Serious Eats / J. Kenji López-Alt


Cornstarch works much better than flour, especially if you add it by tossing the grated cheese with it, which allows you to incorporate it smoothly, with no chance of clumping. But it’s still got the problem of being slightly, well, starchy.

Sodium citrate works incredibly well in this context. It’s a salt that works on a chemical level to maintain a stable emulsion between fat and water. A little pinch of it in cheese soup or cheese sauce can make almost any cheese melt with the texture of Velveeta. However, at least until it becomes a more common pantry staple, I wanted to find a solution using ingredients available at any supermarket.

Serious Eats / J. Kenji López-Alt


That led me to the humble potato. If you’ve ever made the mistake of trying to make mashed potatoes in a food processor or blender, you know that blending potatoes can turn them incredibly sticky and starchy, almost like bubble gum. For mashed potatoes, this is bad. But, when it’s deployed in a controlled manner, this effect can be a powerful tool in your kitchen arsenal. It’s the same technique I use to give my dairy-free vegan nacho sauce a gooey, cheese-like texture, and it proved to work just as well in this soup.

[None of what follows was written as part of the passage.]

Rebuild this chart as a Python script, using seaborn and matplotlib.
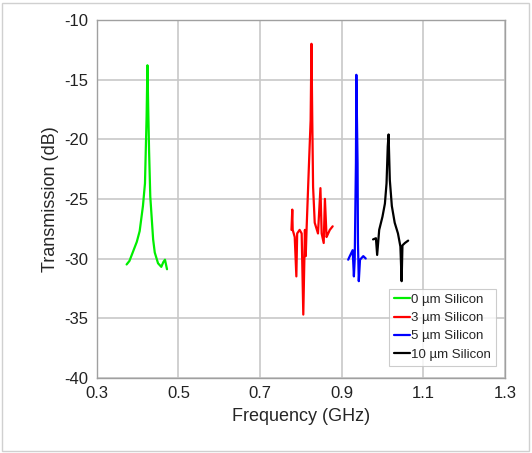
import numpy as np
import pandas as pd
import seaborn as sns
import matplotlib.pyplot as plt

# values
freq_0um = [0.373, 0.380, 0.389, 0.398, 0.405, 0.413, 0.418, 0.422, 0.424, 0.426, 0.428, 0.431,
            0.438, 0.442, 0.450, 0.458, 0.463, 0.467, 0.472]
db_0um = [-30.5, -30.2, -29.4, -28.6, -27.7, -25.6, -23.7, -18.1, -13.8, -17.5, -20.9, -24.8,
          -28.4, -29.5, -30.4, -30.7, -30.3, -30.1, -30.9]

freq_3um = [0.777, 0.779, 0.780, 0.785, 0.789, 0.791, 0.797, 0.802, 0.806, 0.810, 0.812, 0.814,
            0.820, 0.824, 0.826, 0.828, 0.830, 0.834, 0.842, 0.848, 0.851, 0.856, 0.859, 0.863,
            0.867, 0.871, 0.878]
db_3um = [-27.6, -25.9, -27.6, -28.2, -31.5, -27.9, -27.6, -27.9, -34.7, -27.6, -29.8, -27.6,
          -22.0, -18.4, -12.0, -18.4, -24.0, -27.0, -27.9, -24.1, -27.9, -28.7, -25.0, -28.2,
          -27.9, -27.6, -27.3]

freq_5um = [0.916, 0.920, 0.927, 0.930, 0.932, 0.935, 0.936, 0.939, 0.940, 0.942, 0.945, 0.953,
            0.959]
db_5um = [-30.1, -29.8, -29.3, -31.5, -30.1, -22.0, -14.6, -22.0, -28.7, -31.9, -30.1, -29.8,
          -30.0]

freq_10um = [0.977, 0.984, 0.987, 0.992, 1.000, 1.006, 1.010, 1.013, 1.015, 1.018, 1.023, 1.030,
             1.038, 1.044, 1.047, 1.049, 1.055, 1.063]
db_10um = [-28.4, -28.3, -29.7, -27.6, -26.5, -25.4, -23.7, -20.6, -19.6, -23.4, -25.6, -27.0,
           -27.9, -29.0, -31.9, -28.9, -28.7, -28.5]

labels = ["0 µm Silicon", "3 µm Silicon", "5 µm Silicon", "10 µm Silicon"]
colors = ["#00ee00", "#ff0000", "#0000ff", "#000000"]

series = {
    labels[0]: (freq_0um, db_0um),
    labels[1]: (freq_3um, db_3um),
    labels[2]: (freq_5um, db_5um),
    labels[3]: (freq_10um, db_10um),
}

sns.set_style("white")
plt.rcParams['font.family'] = ['Liberation Sans', 'DejaVu Sans']
plt.rcParams['axes.unicode_minus'] = False

fig = plt.figure(figsize=(5.32, 4.53), dpi=100)
ax = fig.add_axes([0.182, 0.166, 0.767, 0.79])

for lab, col in zip(labels, colors):
    f, d = series[lab]
    sub = pd.DataFrame({"freq": f, "db": d})
    sns.lineplot(data=sub, x="freq", y="db", sort=False, color=col,
                 linewidth=1.6, ax=ax, label=lab)

ax.set_xlim(0.3, 1.3)
ax.set_ylim(-40, -10)
ax.set_xticks(np.arange(0.3, 1.31, 0.2))
ax.set_xticklabels(["0.3", "0.5", "0.7", "0.9", "1.1", "1.3"])
ax.set_yticks(np.arange(-40, -9, 5))
ax.grid(True, color="#c8c8c8", linewidth=1.2)
for s in ax.spines.values():
    s.set_color("#a0a0a0")
    s.set_linewidth(1.0)
ax.tick_params(labelsize=12, colors="#222222", length=0, pad=6)
ax.set_xlabel("Frequency (GHz)", fontsize=13, labelpad=5)
ax.set_ylabel("Transmission (dB)", fontsize=13, labelpad=4)

leg = ax.legend(loc="lower right", fontsize=9.5, handlelength=1.2, handletextpad=0.1,
                borderpad=0.4, labelspacing=0.45, frameon=True, fancybox=False,
                bbox_to_anchor=(0.995, 0.015))
leg.get_frame().set_edgecolor("#c0c0c0")
leg.get_frame().set_linewidth(0.8)

fig.patches.append(plt.Rectangle((0.004, 0.004), 0.99, 0.99, transform=fig.transFigure,
                                 fill=False, edgecolor="#d0d0d0", linewidth=1.0))

fig.savefig("out.png", dpi=100)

By adding a few ounces of potato to the soup base along with the stock and simmering it along with the broccoli, I was able to thicken up the broth enough that the cheese stayed perfectly creamy and emulsified when I blended it in at the end. As a final flavor boost, I also added just a teaspoon of dried mustard (tossed with the cheese) and a dash of hot sauce.

I blended it all together, then stirred in my charred broccoli florets.

It was everything I’ve ever wanted in a broccoli cheese soup: intensely cheesy, but with a strong broccoli backbone. Which, come to think of it, is exactly the way I’d describe Crucifer-Man, the wisecracking, half-man/half-brassica superhero who fights ecoterrorists by flinging extra-crispy baked kale chips.

Unlike this soup, he’s not very effective.